The same scientific techniques are beginning to reveal the fuelwood that ancient coppersmiths and potters used, the food they ate, and the fumes they breathed, all from evidence preserved in their dental tartar, the deposit that tends to stain tooth enamel. The poets of the ancient world composed epics to be spread by word of mouth. Now, those mouths are still telling unexpected tales of distant wonders.

Stephen Buckley of the University of Tübingen in Germany and the University of York in England and 29 colleagues write in the journal Scientific Reports that they spent five years studying the skeletal and mummified remains of 67 individuals who lived between 1600 and 900 BC, in sites as far south as Thebes in the Egypt of the pharaohs, as far west as Tiryns in Greece and Chania in Crete, and as far east as Megiddo—known to the Greeks as Armageddon—in ancient Canaan.

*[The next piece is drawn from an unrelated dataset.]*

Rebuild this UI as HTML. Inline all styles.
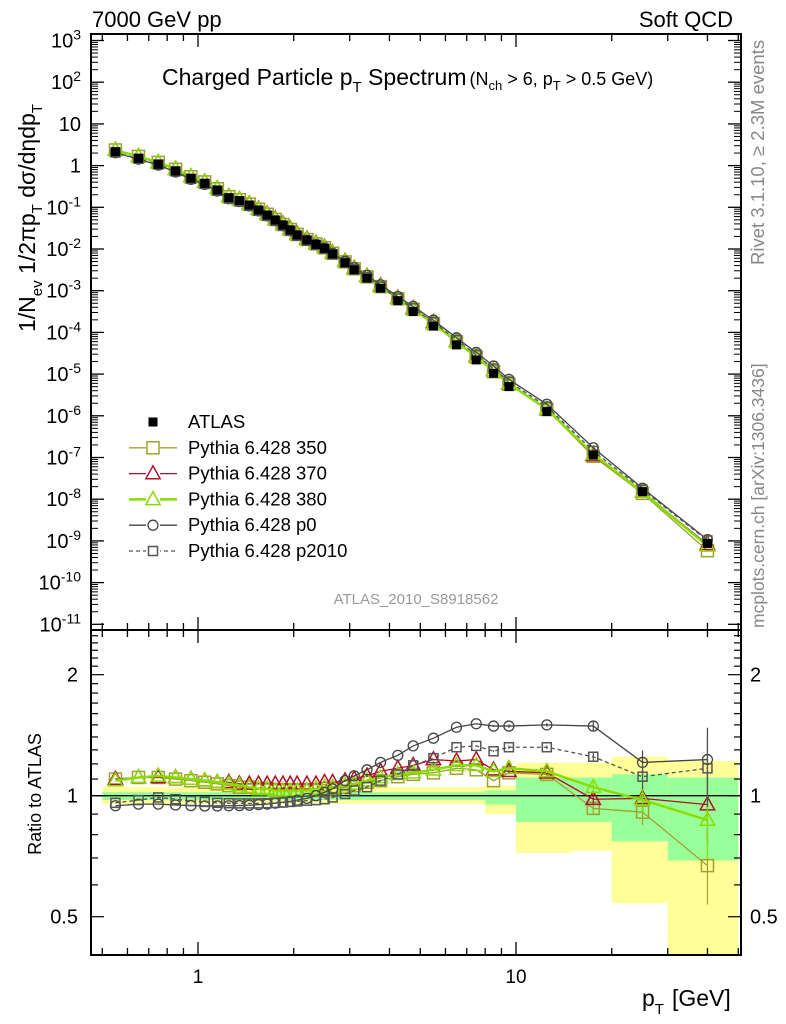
<!DOCTYPE html>
<html><head><meta charset="utf-8"><style>
body{margin:0;background:#fff}
svg{display:block;font-family:"Liberation Sans",sans-serif}
</style></head><body>
<svg id="c" width="786" height="1024" viewBox="0 0 786 1024" xmlns="http://www.w3.org/2000/svg">
<text x="92" y="27" font-size="22">7000 GeV pp</text>
<text x="733" y="27" font-size="22" text-anchor="end">Soft QCD</text>
<text x="162" y="85" font-size="23">Charged Particle p<tspan font-size="15" dy="7">T</tspan><tspan dy="-7"> Spectrum</tspan><tspan font-size="18" dx="3">(N<tspan font-size="13" dy="5">ch</tspan><tspan dy="-5"> &gt; 6, p</tspan><tspan font-size="13" dy="5">T</tspan><tspan dy="-5"> &gt; 0.5 GeV)</tspan></tspan></text>
<text transform="translate(35,332) rotate(-90)" font-size="23">1/N<tspan font-size="15" dy="7">ev</tspan><tspan dy="-7"> 1/2πp</tspan><tspan font-size="15" dy="7">T</tspan><tspan dy="-7"> dσ/dηdp</tspan><tspan font-size="15" dy="7">T</tspan></text>
<text transform="translate(764,265) rotate(-90)" font-size="18.5" fill="#888">Rivet 3.1.10, ≥ 2.3M events</text>
<text transform="translate(764,628) rotate(-90)" font-size="17.5" fill="#888">mcplots.cern.ch [arXiv:1306.3436]</text>
<text x="416" y="604" font-size="15" fill="#999" text-anchor="middle">ATLAS_2010_S8918562</text>
<text transform="translate(41,794) rotate(-90)" font-size="18" text-anchor="middle">Ratio to ATLAS</text>
<text x="642" y="1006" font-size="23">p<tspan font-size="15" dy="8">T</tspan><tspan dy="-8" dx="8">[GeV]</tspan></text>
<g id="g"></g>
</svg>
<script>
const pts=[0.55,0.65,0.75,0.85,0.95,1.05,1.15,1.25,1.35,1.45,1.55,1.65,1.75,1.85,1.95,2.05,2.2,2.35,2.5,2.65,2.9,3.1,3.4,3.75,4.25,4.75,5.5,6.5,7.5,8.5,9.5,12.5,17.5,25,40];
const atlasLog=[0.333,0.175,0.031,-0.13,-0.305,-0.425,-0.585,-0.77,-0.84,-0.945,-1.065,-1.185,-1.305,-1.425,-1.545,-1.665,-1.785,-1.89,-1.985,-2.12,-2.33,-2.5,-2.70,-2.94,-3.24,-3.50,-3.85,-4.30,-4.66,-4.98,-5.30,-5.90,-6.94,-7.82,-9.06];
const r350=[1.10,1.11,1.11,1.10,1.09,1.08,1.07,1.06,1.05,1.05,1.04,1.04,1.03,1.03,1.03,1.03,1.03,1.03,1.03,1.04,1.05,1.06,1.08,1.09,1.115,1.13,1.14,1.17,1.16,1.09,1.14,1.13,0.93,0.91,0.67];
const r370=[1.10,1.11,1.11,1.11,1.10,1.09,1.08,1.08,1.07,1.07,1.07,1.07,1.07,1.07,1.07,1.07,1.07,1.07,1.08,1.08,1.09,1.10,1.12,1.15,1.17,1.19,1.23,1.22,1.23,1.16,1.15,1.14,0.98,0.985,0.95];
const r380=[1.09,1.11,1.12,1.11,1.10,1.09,1.08,1.07,1.06,1.05,1.04,1.04,1.03,1.03,1.03,1.03,1.03,1.04,1.05,1.05,1.06,1.07,1.09,1.11,1.13,1.14,1.16,1.19,1.19,1.15,1.17,1.15,1.05,0.976,0.87];
const rp0=[0.944,0.953,0.953,0.948,0.945,0.943,0.943,0.944,0.945,0.947,0.95,0.953,0.958,0.963,0.968,0.975,0.985,1.0,1.02,1.04,1.09,1.12,1.16,1.21,1.26,1.33,1.39,1.48,1.51,1.49,1.49,1.50,1.49,1.21,1.23];
const rp2010=[0.96,0.975,0.99,0.98,0.97,0.965,0.96,0.958,0.957,0.957,0.957,0.958,0.96,0.962,0.965,0.968,0.972,0.975,0.98,0.99,1.01,1.03,1.05,1.09,1.13,1.19,1.24,1.32,1.33,1.29,1.32,1.32,1.25,1.115,1.17];
const relErr=[0,0,0,0,0,0,0,0,0,0,0,0,0,0,0,0,0,0,0,0,0,0,0,0,0,0,0,0,0,0.005,0.01,0.01,0.03,0.07,0.2];
const bandEdges=[0.5,8,10,15,20,30,50];
const yelLo=[0.954,0.90,0.72,0.73,0.54,0.3];
const yelHi=[1.05,1.06,1.21,1.21,1.25,1.22];
const grnLo=[0.976,0.95,0.86,0.86,0.77,0.69];
const grnHi=[1.02,1.03,1.11,1.11,1.13,1.11];
const yTickExp=[3,2,1,0,-1,-2,-3,-4,-5,-6,-7,-8,-9,-10,-11];
const ratioTicks=[2,1,0.5];
const xTickLabels=[1,10];

const L=91,R=741,T=34,M=630,B=955;
const X=p=>198+318*Math.log10(p);
const Y=l=>40.5+(3-l)*41.7;
const RY=r=>795.7-402*Math.log10(r);
const NS="http://www.w3.org/2000/svg";
const g=document.getElementById('g');
function el(t,a,p){const e=document.createElementNS(NS,t);for(const k in a)e.setAttribute(k,a[k]);(p||g).appendChild(e);return e;}

const bands=el('g',{});


for(let i=0;i<yelLo.length;i++){
  const x1=X(bandEdges[i]),x2=Math.min(X(bandEdges[i+1]),R);
  const top=RY(yelHi[i]),bot=Math.min(RY(yelLo[i]),B);
  const ry=el('rect',{x:x1,y:top,width:x2-x1,height:bot-top,fill:'#ffff99'},bands);
  
  
  const gt=RY(grnHi[i]),gb=RY(grnLo[i]);
  const rg=el('rect',{x:x1,y:gt,width:x2-x1,height:gb-gt,fill:'#99ff99'},bands);
  
  
}
el('line',{x1:L,x2:R,y1:RY(1),y2:RY(1),stroke:'#000','stroke-width':1.3});

const f1=el('rect',{x:L,y:T,width:R-L,height:M-T,fill:'none',stroke:'#000','stroke-width':2});


const f2=el('rect',{x:L,y:M,width:R-L,height:B-M,fill:'none',stroke:'#000','stroke-width':2});



for(let d=-1;d<=1;d++)for(let k=1;k<10;k++){
  const v=k*Math.pow(10,d),x=X(v);if(x<L||x>R)continue;
  const len=k==1?13:7;
  for(const [yb,dir] of [[T,1],[M,-1],[M,1],[B,-1]])
    el('line',{x1:x,x2:x,y1:yb,y2:yb+dir*len,stroke:'#000','stroke-width':1.3});
}
xTickLabels.forEach(v=>{const t=el('text',{x:X(v),y:983,'font-size':19,'text-anchor':'middle'});t.textContent=v;
 
 });

yTickExp.forEach(e=>{
  const y=Y(e);
  el('line',{x1:L,x2:L+13,y1:y,y2:y,stroke:'#000','stroke-width':1.3});
  el('line',{x1:R,x2:R-13,y1:y,y2:y,stroke:'#000','stroke-width':1.3});
  if(e>-11)for(let k=2;k<10;k++){const yy=Y(e-1+Math.log10(k));
    el('line',{x1:L,x2:L+7,y1:yy,y2:yy,stroke:'#000','stroke-width':1});
    el('line',{x1:R,x2:R-7,y1:yy,y2:yy,stroke:'#000','stroke-width':1});}
  const t=el('text',{x:81,y:y+7,'font-size':20,'text-anchor':'end'});
  
  
  if(e==0)t.textContent='1';else if(e==1)t.textContent='10';
  else{t.textContent='10';const s=el('tspan',{'font-size':14,dy:-8},t);s.textContent=e;}
});
for(let r=0.4;r<=2.6;r+=0.1){const y=RY(r);if(y<M||y>B)continue;
  const big=[0.5,1,2].some(v=>Math.abs(v-r)<1e-6);const len=big?13:7;
  el('line',{x1:L,x2:L+len,y1:y,y2:y,stroke:'#000','stroke-width':1.2});
  el('line',{x1:R,x2:R-len,y1:y,y2:y,stroke:'#000','stroke-width':1.2});}
ratioTicks.forEach(v=>{for(const [x,a] of [[78,'end'],[750,'start']]){
  const t=el('text',{x:x,y:RY(v)+7,'font-size':20,'text-anchor':a});t.textContent=v;
  
  }});

function marker(type,x,y,col,sz,p){
  if(type=='sq')return el('rect',{x:x-sz/2,y:y-sz/2,width:sz,height:sz,fill:'none',stroke:col,'stroke-width':1.5},p);
  if(type=='fsq')return el('rect',{x:x-sz/2,y:y-sz/2,width:sz,height:sz,fill:col},p);
  if(type=='tri')return el('path',{d:`M${x},${y-sz*0.6}L${x+sz*0.55},${y+sz*0.4}L${x-sz*0.55},${y+sz*0.4}Z`,fill:'none',stroke:col,'stroke-width':1.5},p);
  return el('circle',{cx:x,cy:y,r:sz/2,fill:'none',stroke:col,'stroke-width':1.3},p);
}
const series=[
 {name:'pythia-350',r:r350,col:'#a0a030',type:'sq',sz:12,w:1.3,dash:null},
 {name:'pythia-370',r:r370,col:'#b0102a',type:'tri',sz:13,w:1.3,dash:null},
 {name:'pythia-380',r:r380,col:'#88dd00',type:'tri',sz:13,w:2.5,dash:null},
 {name:'pythia-p0',r:rp0,col:'#444',type:'circ',sz:10,w:1.3,dash:null},
 {name:'pythia-p2010',r:rp2010,col:'#555',type:'sq',sz:9,w:1.3,dash:'4,3'}];
const ag=el('g',{});


series.forEach(s=>{
  const gm=el('g',{});
  
  
  const gr=el('g',{});
  
  
  const pm=pts.map((p,i)=>[X(p),Y(atlasLog[i]+Math.log10(s.r[i]))]);
  const pr=pts.map((p,i)=>[X(p),RY(s.r[i])]);
  const a={fill:'none',stroke:s.col,'stroke-width':s.w};if(s.dash)a['stroke-dasharray']=s.dash;
  el('polyline',Object.assign({points:pm.map(q=>q.join(',')).join(' ')},a),gm);
  el('polyline',Object.assign({points:pr.map(q=>q.join(',')).join(' ')},a),gr);
  pts.forEach((p,i)=>{
    marker(s.type,pm[i][0],pm[i][1],s.col,s.sz,gm);
    const y=pr[i][1];if(y>B||y<M)return;
    if(relErr[i]>0){el('line',{x1:pr[i][0],x2:pr[i][0],y1:RY(s.r[i]*(1+relErr[i])),y2:Math.min(B,RY(s.r[i]*(1-relErr[i]))),stroke:s.col,'stroke-width':1.2},gr);}
    marker(s.type,pr[i][0],y,s.col,s.sz,gr);
  });
});
pts.forEach((p,i)=>{marker('fsq',X(p),Y(atlasLog[i]),'#000',9,ag);});
g.appendChild(ag);

const lg=el('g',{});


const labels=['ATLAS','Pythia 6.428 350','Pythia 6.428 370','Pythia 6.428 380','Pythia 6.428 p0','Pythia 6.428 p2010'];
labels.forEach((lab,i)=>{
  const y=422+i*25.8;
  const e=el('g',{},lg);
  
  
  if(i==0)marker('fsq',153,y,'#000',9,e);
  else{const s=series[i-1];const a={x1:129,x2:177,y1:y,y2:y,stroke:s.col,'stroke-width':s.w};if(s.dash)a['stroke-dasharray']=s.dash;el('line',a,e);
    el('rect',{x:146,y:y-7,width:14,height:14,fill:'#fff'},e);marker(s.type,153,y,s.col,s.sz,e);}
  const t=el('text',{x:188,y:y+6,'font-size':18.5},e);t.textContent=lab;
});
</script>
</body></html>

They used advanced spectrometry and microscopy techniques to look for the chemical signatures of the smoke they breathed, with techniques sensitive enough to distinguish inhaled particles from pinewood, oak, olive, and dried animal dung. But when the analysts turned to individuals from Tiryns and Chania, they found something entirely unexpected.

“We could hardly believe it at first. Half of all the individuals from both sites—both males and females—clearly had the chemical signature of lignite in their tartar, in addition to the expected woods,” Buckley said.

“This means we can prove the exploitation of lignite as early as the 14th and 13th centuries BC, a good 1,000 years earlier than thought.”

Research of this kind is a reminder that humans began altering the planet on which they first evolved, almost as soon as they had tentatively launched any settled civilization—a process that involved agriculture, specialist technology, planned construction, and the long-distance trading networks necessary for metalwork in the Bronze Age. Bronze is an alloy of copper and tin, from metal ores rarely found in the same place.

So in the world rich in the legends of Agamemnon and Achilles and the stories of Old Testament, a new era called the Anthropocene had, imperceptibly, begun. To smelt metal and forge ploughshares or swords, craftsmen needed fuelwood, so the forests were cleared.

By 300 BC, Greeks clearly knew about lignite as a source of heat: the evidence is there in a treatise by Theophrastus, a disciple of Aristotle at Plato’s Lyceum in Athens, who wrote in On Stones: “Among the substances that are dug up because they are useful, those known simply as coals are made of earth, and they are set on fire and burnt like charcoal. They are found in Liguria, where amber also occurs, and in Elis as one goes by the mountain road to Olympia; and they are actually used by workers in metals.”

So the new finding merely pushes to a much earlier date the opening episodes of a civilization at first powered by, then threatened by fossil fuels. But this evidence of the first use of coal in the western world is only a part of the story told through the teeth of the long-dead. The lignite used in Chania came from western Crete. The lignite used in the citadel of Tiryns had the chemical signature of deposits near Olympia—birthplace of the Olympic games—more than 100 kilometres west. So the teeth tell a story, too, of routine cross-country transport of bulk materials.

Lignite can be found much nearer, at Megalopolis, but it was probably too sulphurous for the purpose, so clearly Mycenae’s artisans and smiths had some grasp of chemistry at a practical level. High-quality ceramic pottery made in Mycenae has been found as far away as Spain and Syria, so the finds suggest the emergence of industrial mass production.

“We now have to rethink resource management in Bronze Age Greece,” said Philipp Stockhammer of Ludwig Maximilian University in Munich, who leads the five-year research program. The same study also unearthed tantalizing evidence of what might now be called an equal opportunities culture.

“We discovered another very surprising thing,” Buckley told The Energy Mix. “Some of those who had been actively working in these industries were women: not just men. This was confirmed not only by traces of lignite in the deposits on their teeth, but they also had well developed right arms, and evidence of arthritis.”